Reproduce the data exactly and drop any pictures it holds.

/---

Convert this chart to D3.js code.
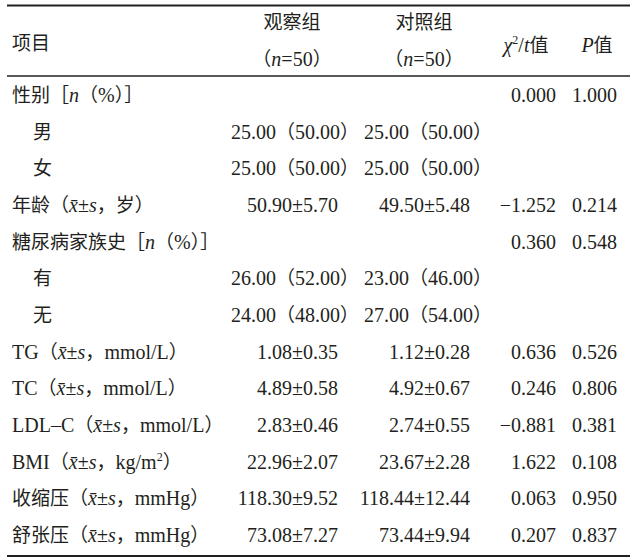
<!DOCTYPE html>
<html>
<head>
<meta charset="utf-8">
<script src="https://cdn.jsdelivr.net/npm/d3@7"></script>
<style>
  html, body { margin: 0; padding: 0; background: #fff; }
</style>
</head>
<body>
<div id="table"></div>
<script>
// Baseline comparison table (three-line table)
// markup: *..* = italic, ^..^ = superscript
const headers = ["项目", "观察组", "对照组", "*χ*^2^/*t*值", "*P*值"];
const subHeaders = ["", "（*n*=50）", "（*n*=50）", "", ""];

const rowLabels = [
  "性别［*n*（%）］", "男", "女", "年龄（*x̄*±*s*，岁）", "糖尿病家族史［*n*（%）］",
  "有", "无", "TG（*x̄*±*s*，mmol/L）", "TC（*x̄*±*s*，mmol/L）",
  "LDL–C（*x̄*±*s*，mmol/L）", "BMI（*x̄*±*s*，kg/m^2^）",
  "收缩压（*x̄*±*s*，mmHg）", "舒张压（*x̄*±*s*，mmHg）"
];
const rowLevel = [0, 1, 1, 0, 0, 1, 1, 0, 0, 0, 0, 0, 0];

const observed = ["", "25.00（50.00）", "25.00（50.00）", "50.90±5.70", "",
  "26.00（52.00）", "24.00（48.00）", "1.08±0.35", "4.89±0.58", "2.83±0.46",
  "22.96±2.07", "118.30±9.52", "73.08±7.27"];
const control = ["", "25.00（50.00）", "25.00（50.00）", "49.50±5.48", "",
  "23.00（46.00）", "27.00（54.00）", "1.12±0.28", "4.92±0.67", "2.74±0.55",
  "23.67±2.28", "118.44±12.44", "73.44±9.94"];
const statValues = ["0.000", "", "", "−1.252", "0.360", "", "", "0.636",
  "0.246", "−0.881", "1.622", "0.063", "0.207"];
const pValues = ["1.000", "", "", "0.214", "0.548", "", "", "0.526",
  "0.806", "0.381", "0.108", "0.950", "0.837"];

const W = 634, H = 559;
const ink = "#231f20";
const latinFont = "'Liberation Serif', 'Times New Roman', serif";
const cjkFont = "'Noto Sans CJK SC', sans-serif";

const svg = d3.select("#table").append("svg")
  .attr("width", W).attr("height", H)
  .style("display", "block");

svg.append("rect").attr("width", W).attr("height", H).attr("fill", "#fff");

const y = d3.scalePoint()
  .domain(d3.range(rowLabels.length))
  .range([95, 535]);

const isCjk = ch => /[\u3000-\u303f\u4e00-\u9fff\uff00-\uffef]/.test(ch);

// parse markup into runs {text, italic, sup, cjk}
function parse(str) {
  const runs = [];
  let italic = false, sup = false, buf = "";
  const flush = () => { if (buf) runs.push({ text: buf, italic, sup }); buf = ""; };
  for (const ch of str) {
    if (ch === "*") { flush(); italic = !italic; continue; }
    if (ch === "^") { flush(); sup = !sup; continue; }
    buf += ch;
  }
  flush();
  const out = [];
  runs.forEach(r => {
    let cur = "", curCjk = null;
    for (const ch of r.text) {
      const c = isCjk(ch);
      if (curCjk !== null && c !== curCjk) { out.push({ ...r, text: cur, cjk: curCjk }); cur = ""; }
      cur += ch; curCjk = c;
    }
    if (cur) out.push({ ...r, text: cur, cjk: curCjk });
  });
  return out;
}

function richText(g, str, x, yBase, anchor) {
  const t = g.append("text")
    .attr("x", x).attr("y", yBase)
    .attr("text-anchor", anchor)
    .attr("fill", ink);
  let raised = false;
  parse(str).forEach(r => {
    const s = t.append("tspan")
      .attr("font-family", r.cjk ? cjkFont : latinFont)
      .attr("font-size", r.sup ? 12 : (r.cjk ? 19 : 20))
      .attr("font-style", r.italic ? "italic" : "normal")
      .attr("font-weight", 400)
      .text(r.text);
    if (r.sup && !raised) { s.attr("dy", -8); raised = true; }
    else if (!r.sup && raised) { s.attr("dy", 8); raised = false; }
  });
  return t;
}

// column anchors: body x and header centre
const cols = [
  { key: "label", x: 12, anchor: "start" },
  { key: "obs", x: 338, anchor: "end", hx: 292 },
  { key: "ctl", x: 470, anchor: "end", hx: 424 },
  { key: "stat", x: 556, anchor: "end", hx: 526 },
  { key: "p", x: 617, anchor: "end", hx: 597 }
];

const g = svg.append("g");

// Rules
[{ y: 5.5, w: 2 }, { y: 76, w: 1.3 }, { y: 556, w: 2 }].forEach(r => {
  g.append("line")
    .attr("x1", 7).attr("x2", 630)
    .attr("y1", r.y).attr("y2", r.y)
    .attr("stroke", ink).attr("stroke-width", r.w);
});

// Header
richText(g, headers[0], 12, 50, "start");
richText(g, headers[1], cols[1].hx, 29, "middle");
richText(g, headers[2], cols[2].hx, 29, "middle");
richText(g, subHeaders[1], cols[1].hx, 66, "middle");
richText(g, subHeaders[2], cols[2].hx, 66, "middle");
richText(g, headers[3], cols[3].hx, 52, "middle");
richText(g, headers[4], cols[4].hx, 52, "middle");

// Body
const base = i => y(i) + 7;
rowLabels.forEach((lab, i) => {
  richText(g, lab, rowLevel[i] ? 33 : 12, base(i), "start");
  const pct = observed[i].includes("（");
  if (observed[i]) richText(g, observed[i], pct ? 231 : cols[1].x, base(i), pct ? "start" : "end");
  if (control[i]) richText(g, control[i], pct ? 364 : cols[2].x, base(i), pct ? "start" : "end");
  if (statValues[i]) richText(g, statValues[i], cols[3].x, base(i), "end");
  if (pValues[i]) richText(g, pValues[i], cols[4].x, base(i), "end");
});
</script>
</body>
</html>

\---

§ **Response for this exercise**
Convert this chart to D3.js code.
<!DOCTYPE html>
<html>
<head>
<meta charset="utf-8">
<script src="https://cdn.jsdelivr.net/npm/d3@7"></script>
<style>
  html, body { margin: 0; padding: 0; background: #fff; }
</style>
</head>
<body>
<div id="table"></div>
<script>
// Baseline comparison table (three-line table)
// markup: *..* = italic, ^..^ = superscript
const headers = ["项目", "观察组", "对照组", "*χ*^2^/*t*值", "*P*值"];
const subHeaders = ["", "（*n*=50）", "（*n*=50）", "", ""];

const rowLabels = [
  "性别［*n*（%）］", "男", "女", "年龄（*x̄*±*s*，岁）", "糖尿病家族史［*n*（%）］",
  "有", "无", "TG（*x̄*±*s*，mmol/L）", "TC（*x̄*±*s*，mmol/L）",
  "LDL–C（*x̄*±*s*，mmol/L）", "BMI（*x̄*±*s*，kg/m^2^）",
  "收缩压（*x̄*±*s*，mmHg）", "舒张压（*x̄*±*s*，mmHg）"
];
const rowLevel = [0, 1, 1, 0, 0, 1, 1, 0, 0, 0, 0, 0, 0];

const observed = ["", "25.00（50.00）", "25.00（50.00）", "50.90±5.70", "",
  "26.00（52.00）", "24.00（48.00）", "1.08±0.35", "4.89±0.58", "2.83±0.46",
  "22.96±2.07", "118.30±9.52", "73.08±7.27"];
const control = ["", "25.00（50.00）", "25.00（50.00）", "49.50±5.48", "",
  "23.00（46.00）", "27.00（54.00）", "1.12±0.28", "4.92±0.67", "2.74±0.55",
  "23.67±2.28", "118.44±12.44", "73.44±9.94"];
const statValues = ["0.000", "", "", "−1.252", "0.360", "", "", "0.636",
  "0.246", "−0.881", "1.622", "0.063", "0.207"];
const pValues = ["1.000", "", "", "0.214", "0.548", "", "", "0.526",
  "0.806", "0.381", "0.108", "0.950", "0.837"];

const W = 634, H = 559;
const ink = "#231f20";
const latinFont = "'Liberation Serif', 'Times New Roman', serif";
const cjkFont = "'Noto Sans CJK SC', sans-serif";

const svg = d3.select("#table").append("svg")
  .attr("width", W).attr("height", H)
  .style("display", "block");

svg.append("rect").attr("width", W).attr("height", H).attr("fill", "#fff");

const y = d3.scalePoint()
  .domain(d3.range(rowLabels.length))
  .range([95, 535]);

const isCjk = ch => /[\u3000-\u303f\u4e00-\u9fff\uff00-\uffef]/.test(ch);

// parse markup into runs {text, italic, sup, cjk}
function parse(str) {
  const runs = [];
  let italic = false, sup = false, buf = "";
  const flush = () => { if (buf) runs.push({ text: buf, italic, sup }); buf = ""; };
  for (const ch of str) {
    if (ch === "*") { flush(); italic = !italic; continue; }
    if (ch === "^") { flush(); sup = !sup; continue; }
    buf += ch;
  }
  flush();
  const out = [];
  runs.forEach(r => {
    let cur = "", curCjk = null;
    for (const ch of r.text) {
      const c = isCjk(ch);
      if (curCjk !== null && c !== curCjk) { out.push({ ...r, text: cur, cjk: curCjk }); cur = ""; }
      cur += ch; curCjk = c;
    }
    if (cur) out.push({ ...r, text: cur, cjk: curCjk });
  });
  return out;
}

function richText(g, str, x, yBase, anchor) {
  const t = g.append("text")
    .attr("x", x).attr("y", yBase)
    .attr("text-anchor", anchor)
    .attr("fill", ink);
  let raised = false;
  parse(str).forEach(r => {
    const s = t.append("tspan")
      .attr("font-family", r.cjk ? cjkFont : latinFont)
      .attr("font-size", r.sup ? 12 : (r.cjk ? 19 : 20))
      .attr("font-style", r.italic ? "italic" : "normal")
      .attr("font-weight", 400)
      .text(r.text);
    if (r.sup && !raised) { s.attr("dy", -8); raised = true; }
    else if (!r.sup && raised) { s.attr("dy", 8); raised = false; }
  });
  return t;
}

// column anchors: body x and header centre
const cols = [
  { key: "label", x: 12, anchor: "start" },
  { key: "obs", x: 338, anchor: "end", hx: 292 },
  { key: "ctl", x: 470, anchor: "end", hx: 424 },
  { key: "stat", x: 556, anchor: "end", hx: 526 },
  { key: "p", x: 617, anchor: "end", hx: 597 }
];

const g = svg.append("g");

// Rules
[{ y: 5.5, w: 2 }, { y: 76, w: 1.3 }, { y: 556, w: 2 }].forEach(r => {
  g.append("line")
    .attr("x1", 7).attr("x2", 630)
    .attr("y1", r.y).attr("y2", r.y)
    .attr("stroke", ink).attr("stroke-width", r.w);
});

// Header
richText(g, headers[0], 12, 50, "start");
richText(g, headers[1], cols[1].hx, 29, "middle");
richText(g, headers[2], cols[2].hx, 29, "middle");
richText(g, subHeaders[1], cols[1].hx, 66, "middle");
richText(g, subHeaders[2], cols[2].hx, 66, "middle");
richText(g, headers[3], cols[3].hx, 52, "middle");
richText(g, headers[4], cols[4].hx, 52, "middle");

// Body
const base = i => y(i) + 7;
rowLabels.forEach((lab, i) => {
  richText(g, lab, rowLevel[i] ? 33 : 12, base(i), "start");
  const pct = observed[i].includes("（");
  if (observed[i]) richText(g, observed[i], pct ? 231 : cols[1].x, base(i), pct ? "start" : "end");
  if (control[i]) richText(g, control[i], pct ? 364 : cols[2].x, base(i), pct ? "start" : "end");
  if (statValues[i]) richText(g, statValues[i], cols[3].x, base(i), "end");
  if (pValues[i]) richText(g, pValues[i], cols[4].x, base(i), "end");
});
</script>
</body>
</html>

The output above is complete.